>> BEGIN
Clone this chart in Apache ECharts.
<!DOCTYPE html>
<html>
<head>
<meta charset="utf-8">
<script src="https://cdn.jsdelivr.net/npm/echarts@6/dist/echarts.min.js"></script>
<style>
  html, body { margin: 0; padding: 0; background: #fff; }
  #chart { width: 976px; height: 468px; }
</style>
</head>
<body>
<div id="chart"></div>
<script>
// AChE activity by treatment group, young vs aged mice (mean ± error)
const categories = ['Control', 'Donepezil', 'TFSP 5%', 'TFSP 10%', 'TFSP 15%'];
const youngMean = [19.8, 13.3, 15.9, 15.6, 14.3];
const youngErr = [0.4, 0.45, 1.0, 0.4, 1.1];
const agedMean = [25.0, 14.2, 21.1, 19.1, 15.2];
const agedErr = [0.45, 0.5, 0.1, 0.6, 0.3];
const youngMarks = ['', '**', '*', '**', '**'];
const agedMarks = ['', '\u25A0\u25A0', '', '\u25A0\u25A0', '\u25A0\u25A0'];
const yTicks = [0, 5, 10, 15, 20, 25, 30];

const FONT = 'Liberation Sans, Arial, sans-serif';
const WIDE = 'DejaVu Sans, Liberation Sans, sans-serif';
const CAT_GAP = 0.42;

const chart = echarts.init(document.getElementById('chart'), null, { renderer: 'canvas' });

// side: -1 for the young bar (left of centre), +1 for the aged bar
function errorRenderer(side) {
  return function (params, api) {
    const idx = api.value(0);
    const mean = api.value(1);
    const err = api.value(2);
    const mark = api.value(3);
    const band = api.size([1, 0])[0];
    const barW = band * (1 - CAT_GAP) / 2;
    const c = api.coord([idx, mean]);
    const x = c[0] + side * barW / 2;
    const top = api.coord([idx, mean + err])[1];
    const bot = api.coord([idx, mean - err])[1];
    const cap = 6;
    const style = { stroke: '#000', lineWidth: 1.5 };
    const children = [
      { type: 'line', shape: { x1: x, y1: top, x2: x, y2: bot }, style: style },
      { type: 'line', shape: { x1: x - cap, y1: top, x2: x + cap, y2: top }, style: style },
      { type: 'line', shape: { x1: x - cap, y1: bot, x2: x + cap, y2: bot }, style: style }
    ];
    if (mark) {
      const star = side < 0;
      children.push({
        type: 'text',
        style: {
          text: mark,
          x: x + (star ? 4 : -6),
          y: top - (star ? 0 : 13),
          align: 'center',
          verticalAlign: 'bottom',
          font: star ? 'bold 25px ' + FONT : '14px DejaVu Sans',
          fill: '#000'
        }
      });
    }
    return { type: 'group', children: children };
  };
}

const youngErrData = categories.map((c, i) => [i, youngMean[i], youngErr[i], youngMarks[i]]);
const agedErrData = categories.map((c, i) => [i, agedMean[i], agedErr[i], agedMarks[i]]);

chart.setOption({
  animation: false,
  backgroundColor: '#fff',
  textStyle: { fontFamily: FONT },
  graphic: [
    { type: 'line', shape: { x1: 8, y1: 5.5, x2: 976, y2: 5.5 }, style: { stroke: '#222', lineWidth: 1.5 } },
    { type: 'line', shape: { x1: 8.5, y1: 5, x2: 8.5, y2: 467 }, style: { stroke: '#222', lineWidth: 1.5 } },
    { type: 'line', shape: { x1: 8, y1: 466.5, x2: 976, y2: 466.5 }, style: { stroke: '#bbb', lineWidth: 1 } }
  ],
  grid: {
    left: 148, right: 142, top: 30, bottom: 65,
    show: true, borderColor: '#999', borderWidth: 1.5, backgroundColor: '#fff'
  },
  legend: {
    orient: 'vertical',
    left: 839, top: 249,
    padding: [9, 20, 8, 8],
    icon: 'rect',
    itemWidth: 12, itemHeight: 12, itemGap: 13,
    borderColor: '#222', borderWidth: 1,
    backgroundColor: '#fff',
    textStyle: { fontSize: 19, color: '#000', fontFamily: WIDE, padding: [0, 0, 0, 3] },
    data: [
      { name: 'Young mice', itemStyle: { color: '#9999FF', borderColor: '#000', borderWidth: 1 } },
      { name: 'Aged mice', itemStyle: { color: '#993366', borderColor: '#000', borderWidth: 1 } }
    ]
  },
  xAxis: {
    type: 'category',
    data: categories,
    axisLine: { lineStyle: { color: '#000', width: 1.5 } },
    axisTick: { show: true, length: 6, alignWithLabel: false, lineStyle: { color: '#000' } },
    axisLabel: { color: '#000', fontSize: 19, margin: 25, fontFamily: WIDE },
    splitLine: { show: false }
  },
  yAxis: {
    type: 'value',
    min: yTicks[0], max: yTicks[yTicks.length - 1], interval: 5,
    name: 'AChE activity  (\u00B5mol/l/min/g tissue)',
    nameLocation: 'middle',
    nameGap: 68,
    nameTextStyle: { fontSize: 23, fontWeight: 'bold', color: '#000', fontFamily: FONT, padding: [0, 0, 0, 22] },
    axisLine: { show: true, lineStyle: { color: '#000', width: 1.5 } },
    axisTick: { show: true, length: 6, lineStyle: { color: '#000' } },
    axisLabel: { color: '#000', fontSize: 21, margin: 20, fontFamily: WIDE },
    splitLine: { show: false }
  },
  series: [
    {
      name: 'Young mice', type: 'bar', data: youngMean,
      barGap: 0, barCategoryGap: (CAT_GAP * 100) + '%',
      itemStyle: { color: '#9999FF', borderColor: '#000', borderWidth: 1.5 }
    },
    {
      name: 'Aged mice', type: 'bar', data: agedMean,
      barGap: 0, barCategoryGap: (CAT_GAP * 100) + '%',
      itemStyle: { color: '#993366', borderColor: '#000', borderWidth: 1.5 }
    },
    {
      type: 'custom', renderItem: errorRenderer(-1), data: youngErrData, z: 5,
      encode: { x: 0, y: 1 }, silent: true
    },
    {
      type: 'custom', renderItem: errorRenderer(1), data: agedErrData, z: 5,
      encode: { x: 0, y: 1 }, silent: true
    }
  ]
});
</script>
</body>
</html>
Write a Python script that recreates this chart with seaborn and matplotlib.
>> END
TASK INSTRUCTIONS: Pull every line containing the word "script" out of the material and copy it.

RESULT:
<script src="https://cdn.jsdelivr.net/npm/echarts@6/dist/echarts.min.js"></script>
<script>
</script>
Write a Python script that recreates this chart with seaborn and matplotlib.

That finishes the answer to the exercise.